Improving Deep Network Debuggability via Sparse Decision Layers
This repository contains the code for our paper:
Leveraging Sparse Linear Layers for Debuggable Deep Networks
Eric Wong*, Shibani Santurkar*, Aleksander Madry
Paper: http://arxiv.org/abs/2105.04857
Blog posts: Part1 and Part2
@article{wong2021leveraging,
title={Leveraging Sparse Linear Layers for Debuggable Deep Networks},
author={Wong, Eric and Santurkar, Shibani and M{\k{a}}dry, Aleksander},
journal={arXiv preprint arXiv:2105.04857},
year={2021}
}
Getting started
Our code relies on the MadryLab public robustness
library, as well as the glm_saga
library which will be automatically installed when you follow the instructions below. The glm_saga
library contains a standalone implementation of our sparse GLM solver.
-
Clone our repo:
git clone https://github.com/microsoft/DebuggableDeepNetworks.git
-
Setup the lucent submodule using:
git submodule update --init --recursive
-
We recommend using conda for dependencies:
conda env create -f environment.yml conda activate debuggable
Training sparse decision layers
Contents:
main.py
fits a sparse decision layer on top of the deep features of the specified pre-trained (language/vision) deep networkhelpers/
has some helper functions for loading datasets, models, and featureslanguage/
has some additional code for handling language models and datasets
To run the settings in our paper, you can use the following commands:
# Sentiment classification
python main.py --dataset sst --dataset-path --dataset-type language --model-path barissayil/bert-sentiment-analysis-sst --arch bert --out-path ./tmp/sst/ --cache
# Toxic comment classification (biased)
python main.py --dataset jigsaw-toxic --dataset-path --dataset-type language --model-path unitary/toxic-bert --arch bert --out-path ./tmp/jigsaw-toxic/ --cache --balance
# Toxic comment classification (unbiased)

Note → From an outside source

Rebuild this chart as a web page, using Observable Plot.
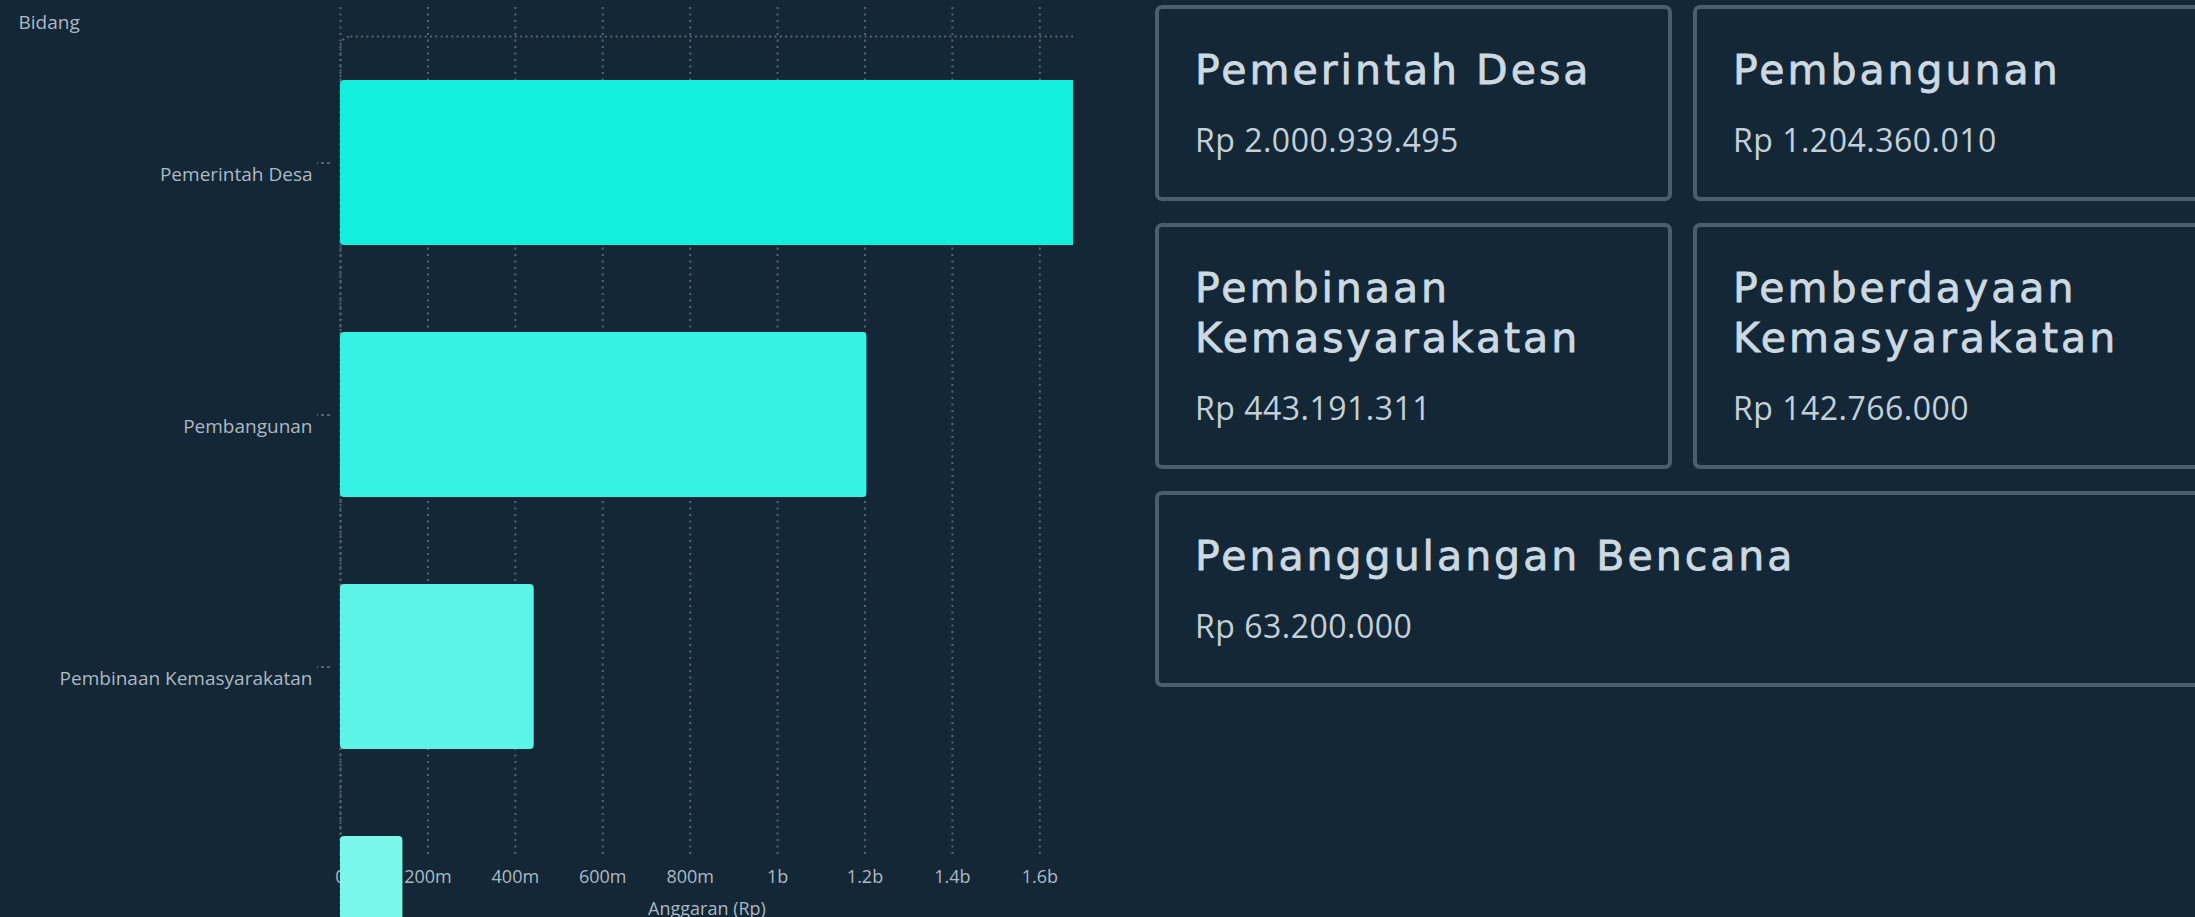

python main.py --dataset jigsaw-alt-toxic --dataset-path --dataset-type language --model-path unitary/unbiased-toxic-roberta --arch roberta --out-path ./tmp/unbiased-jigsaw-toxic/ --cache --balance
# Places-10
python main.py --dataset places-10 --dataset-path --dataset-type vision --model-path --arch resnet50 --out-path ./tmp/places/ --cache
# ImageNet
python main.py --dataset imagenet --dataset-path --dataset-type vision --model-path --arch resnet50 --out-path ./tmp/imagenet/ --cache
Interpreting deep features
After fitting a sparse GLM with one of the above commands, we provide some notebooks for inspecting and visualizing the resulting features. See inspect_vision_models.ipynb
and inspect_language_models.ipynb
for the vision and language settings respectively.